Veterans health care study sparks partisan clash in Congress
October 7, 2015 - 2:59 pm
WASHINGTON — Democrats and Republicans on the House Veterans Affairs Committee were divided Wednesday over the future of veterans health care as the panel heard testimony on a highly-critical study that suggested a complete overhaul of the VA medical system.
The hearing got off to a tense start as committee Chairman Jeff Miller, R-Fla., complained that testimony submitted by the Veterans Administration offered “little concrete detail” of the actions it planned to take in response to the more than 4,000-page report by an independent commission.

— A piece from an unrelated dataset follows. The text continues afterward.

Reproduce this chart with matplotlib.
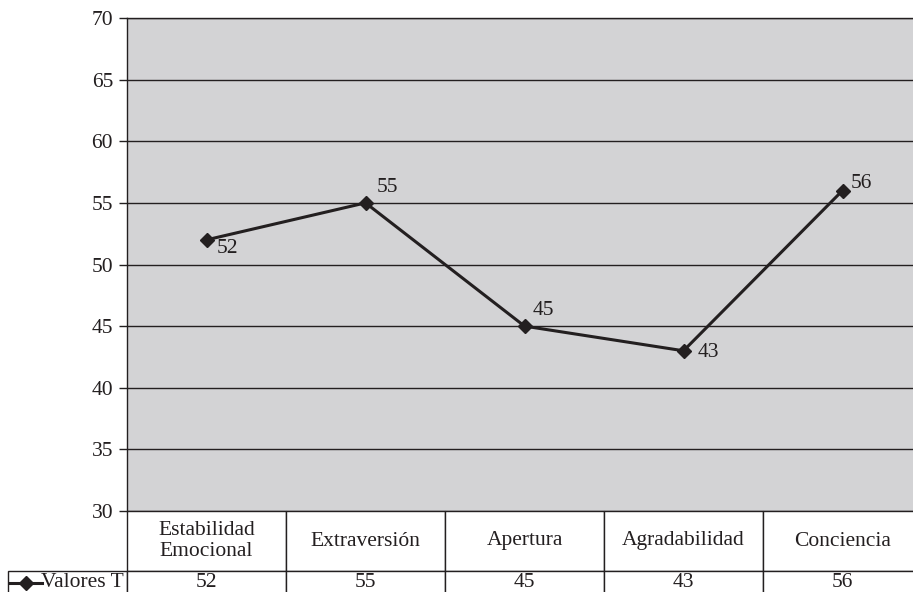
import matplotlib
matplotlib.use("Agg")
import matplotlib.pyplot as plt

categorias = ["Estabilidad\nEmocional", "Extraversión", "Apertura",
              "Agradabilidad", "Conciencia"]
valores_t = [52, 55, 45, 43, 56]
serie = "Valores T"
y_ticks = [30, 35, 40, 45, 50, 55, 60, 65, 70]

# label offsets (points) for each data label
offsets = [(7, -6), (8, 11), (6, 11), (10, -1), (6, 5)]

plt.rcParams['font.family'] = ['Liberation Serif', 'DejaVu Serif']
ink = "#231f20"
fs = 15.5

W, H = 913, 592
fig = plt.figure(figsize=(W / 100, H / 100), dpi=100)
fig.patch.set_facecolor("white")

left, right, top, bottom = 127, 922, 18, 511
ax = fig.add_axes([left / W, 1 - bottom / H, (right - left) / W, (bottom - top) / H])
ax.set_facecolor("#d3d3d5")

x = list(range(len(valores_t)))
ax.plot(x, valores_t, color=ink, lw=2.2, marker="D", markersize=7.5,
        markerfacecolor=ink, markeredgecolor=ink, zorder=3)

for xi, v, (dx, dy) in zip(x, valores_t, offsets):
    ax.annotate(str(v), (xi, v), xytext=(dx, dy), textcoords="offset points",
                ha="left", va="center", fontsize=fs, color=ink)

ax.set_xlim(-0.5, len(valores_t) - 0.5)
ax.set_ylim(30, 70)
ax.set_yticks(y_ticks)
ax.set_xticks([])
ax.yaxis.grid(True, color=ink, lw=1.0)
ax.set_axisbelow(True)
ax.tick_params(axis="y", length=6, width=1, color=ink, pad=4,
               labelsize=fs, labelcolor=ink)

for s in ["right", "bottom"]:
    ax.spines[s].set_visible(False)
for s in ["left", "top"]:
    ax.spines[s].set_color(ink)
    ax.spines[s].set_linewidth(1.0)

# data table under the plot (bbox covers the data columns only)
ax_w = right - left
ax_h = bottom - top
lab_w = (left - 8) / ax_w
col_w = 1.0 / len(categorias)
head_h, row_h = 60, 23
tbl = ax.table(cellText=[[str(v) for v in valores_t]],
               colLabels=categorias,
               colWidths=[col_w] * len(categorias),
               cellLoc="center",
               bbox=[0, -(head_h + row_h) / ax_h, 1, (head_h + row_h) / ax_h])
lab = tbl.add_cell(1, -1, width=lab_w, height=row_h / ax_h, text=serie,
                   loc="right")
lab.PAD = 0.03
tbl.auto_set_font_size(False)
tbl.set_fontsize(fs)
for (r, c), cell in tbl.get_celld().items():
    cell.set_edgecolor(ink)
    cell.set_linewidth(1.0)
    cell.set_facecolor("white")
    cell.get_text().set_color(ink)
    cell.set_height(head_h / ax_h if r == 0 else row_h / ax_h)

# legend key inside the row label cell
ky = -(head_h + row_h / 2) / ax_h
ax.plot([(10 - left) / ax_w, (42 - left) / ax_w], [ky, ky],
        transform=ax.transAxes, color=ink, lw=2.2, clip_on=False, zorder=5)
ax.plot([(26 - left) / ax_w], [ky], transform=ax.transAxes, marker="D",
        markersize=7.5, color=ink, clip_on=False, zorder=5)

fig.savefig("out.png", dpi=100)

“Unfortunately, the testimony we are hearing today repeats a lot of the same talking points we have heard in the past,” he said, including erroneous statements that a Republican-approved budget for 2016 cut VA health funding.
Miller said the sweeping study — done at a cost of $68 million — found a broken system in need of “nothing short of a top-to-bottom transformation.”
Democrats offered a different perspective — acknowledging the problems exist but suggesting that Congress shares in the blame for shortchanging VA health care.
Rep. Dina Titus, D-Nev., who sits on the panel, pointed to a bill passed last week that provides $625 million to complete construction of a $1.7 billion VA medical campus in Aurora, Colo., by raiding other VA programs including “recruitment and retention” funds used to compete with private hospitals.
“One of the problems we have seen (in Las Vegas) is we cannot hire enough doctors — much less the best and brightest,” she said. “I talked to the head of the medical facility in Las Vegas and he said they had run out of this money. They need more money not less.”
In addition to the emergency room having been understaffed, it’s undergoing a $16 million expansion because it was inadequate when the medical center opened in 2012. When completed, it will add 14 beds to the 11 already there.
Titus said Congress shares in the blame for failing veterans because it has failed to approve annual spending bills — leaving the VA health system to operate on “continuing resolutions” that provide short-term funding at current spending levels. As a result, she said, the VA operates from crisis to crisis.
VA Secretary Robert McDonald said he would “hate to predict a crisis” but noted that the most recent 10-week budget extension provided no additional funding for treatment of veterans with hepatitis C, which helped create the budget crisis in the fiscal year that just ended.
“That demand for the hepatitis C drug is not going to abate because suddenly it is Oct. 1. So, the continuing resolution is obviously insufficient to be able to continue on the path that we were on,” McDonald said.
The Arizona Republic reported in September that the VA was moving to outsource care for up to 180,000 veterans who have hepatitis C, as patient loads have surged and funds have dried up. Patients are treated with a recently-approved drug that is highly effective in curing HCV infection but costs between $50,000 to $100,000 per patient.
Outside the hearing, Titus said Democrats and Republicans have polar views on the mission ahead for VA medical centers.
“The big agenda for Republicans is to privatize as much of it as possible,” she said. “They are talking about sending more veterans into the private sector and limiting VA to what it does best. That is the road they are going down and I think it is a big mistake.”
As to the North Las Vegas center, Titus said there have been problems hiring medical staff for the new facility.
“We didn’t have a gynecologist for a long time. We were short in the emergency room for a long time. And, for some specialists you have to go to Los Angeles to get that sort of treatment,” she said. “We are having a hard time recruiting and if you can’t offer some incentives to those doctors you can’t get doctors in.”
The Southern Nevada veterans medical center, which opened in North Las Vegas three years ago at a cost of $1 billion, has been plagued by long waits and canceled appointments blamed in part on a rising tide of veterans moving to the area coupled with a shortage of doctors to care for them.